By: James Tyler Categories:News & Events

He warns not to be alarmist about it though. Jack Lessenberry, a political analyst for Michigan Radio (an NPR station out of Ann Arbor), thinks that the federal government ought to put uneducated, blue collar workers from his hometown of Detroit back to work. Here’s what he has to say:

Today I want to say something shocking, so if there are any small children standing nearby, you may want to cover their ears. Okay, here goes. More and more, it seems that what this state’s economy needs is a strong, swift dose of socialism.

What I am talking about is the fact that we learned yesterday that the real unemployment number in Detroit may be nearly half of the working age population – forty-five percent, to be precise.

There are no jobs in the private sector available for these folks today.
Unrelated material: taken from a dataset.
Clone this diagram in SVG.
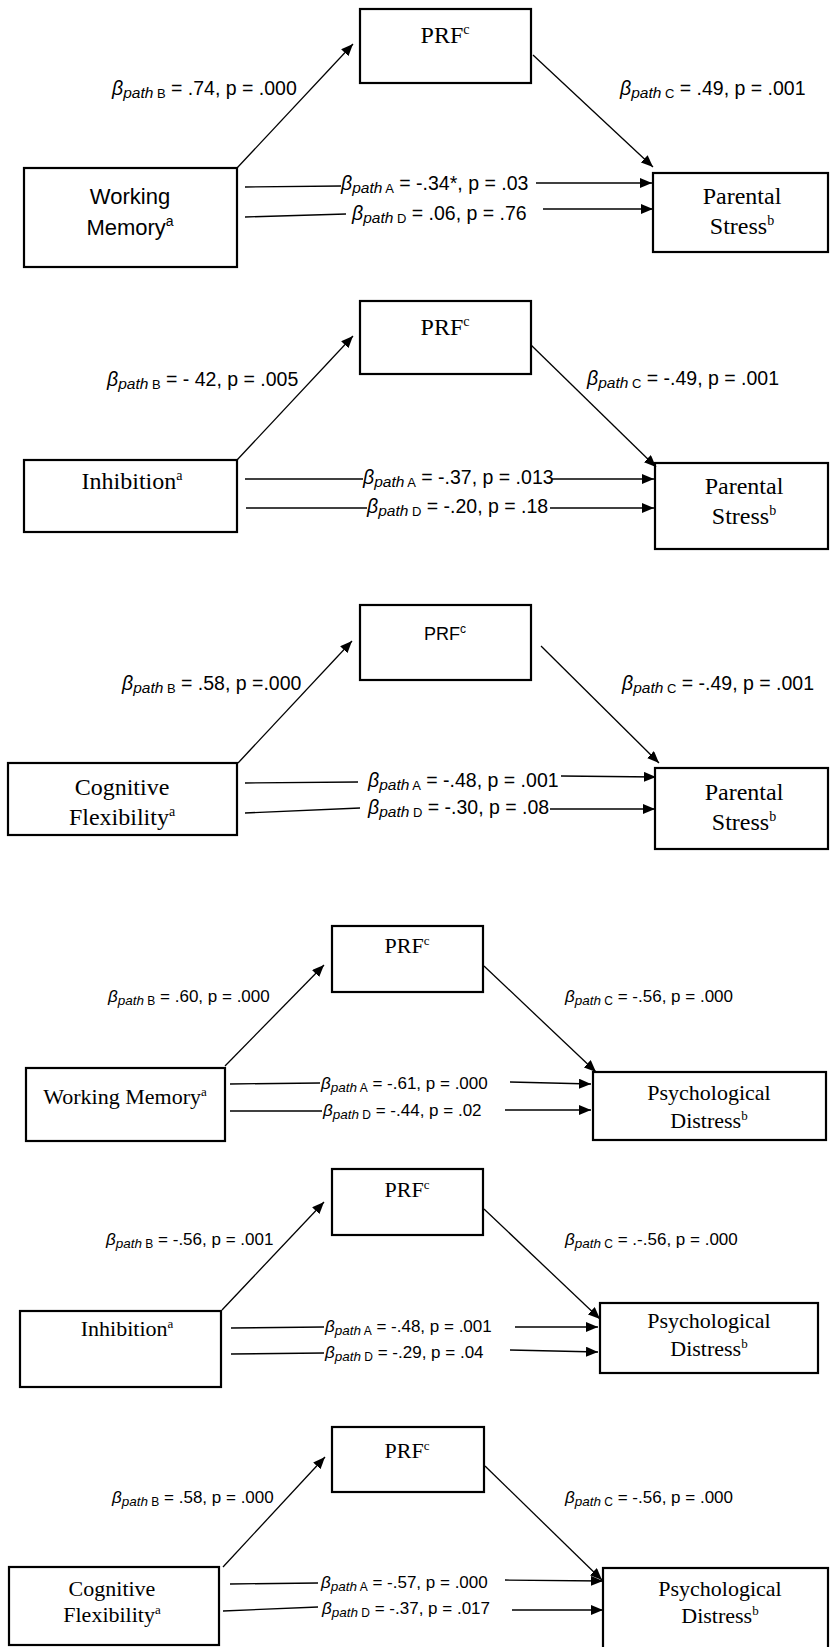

What would be wrong with a federal program to put a large number of them to work for the public good?

Almost certainly, we could vastly improve our state’s physical condition and give these folks a better life with new meaning for a tiny fraction of what we spent to destroy the infrastructure of Iraq.

I’m assuming he comes from the school of thought that goes something like, “if Republicans can spend on defecits, surely we’re entitled to – after all, we’ll do something good with it.” (I’m amazed at how Democrats, Obama included, never get the blame for bailouts and war, but anyway…) What Mr. Lessenberry fails to realize is that a) our government doesn’t have money for anything b) we ought to be worried about getting out of debt instead of frivilously blowing on social projects and c) there is no returning to the “greatness for Detroit”; welcome to post-Detroit Michigan.

Perhaps those workers ought to go to Mexico or somewhere where fastening a bolt on an assembly line is still regarded as a skill in the work force? Of course, why would they do that when they could just milk the government, in particular HUD and the Michigan DHS, until the state is bled to the point of cutting state troopers and teachers? Maybe this will change if we can get a government with enough fortitude to take a stand against the poverty trap, but it’s not forseeable anytime soon.

When he says that we could improve our state’s physical condition, he means everyone not just Detroit, right? Give me a break. It’s over, Mr. Lessenberry – Detroit that is. And like I’ve said many times before, I cannot wait for redistricting in 2010, when presumably, power will shift west and we can be a state, not just Detroit and its baggage.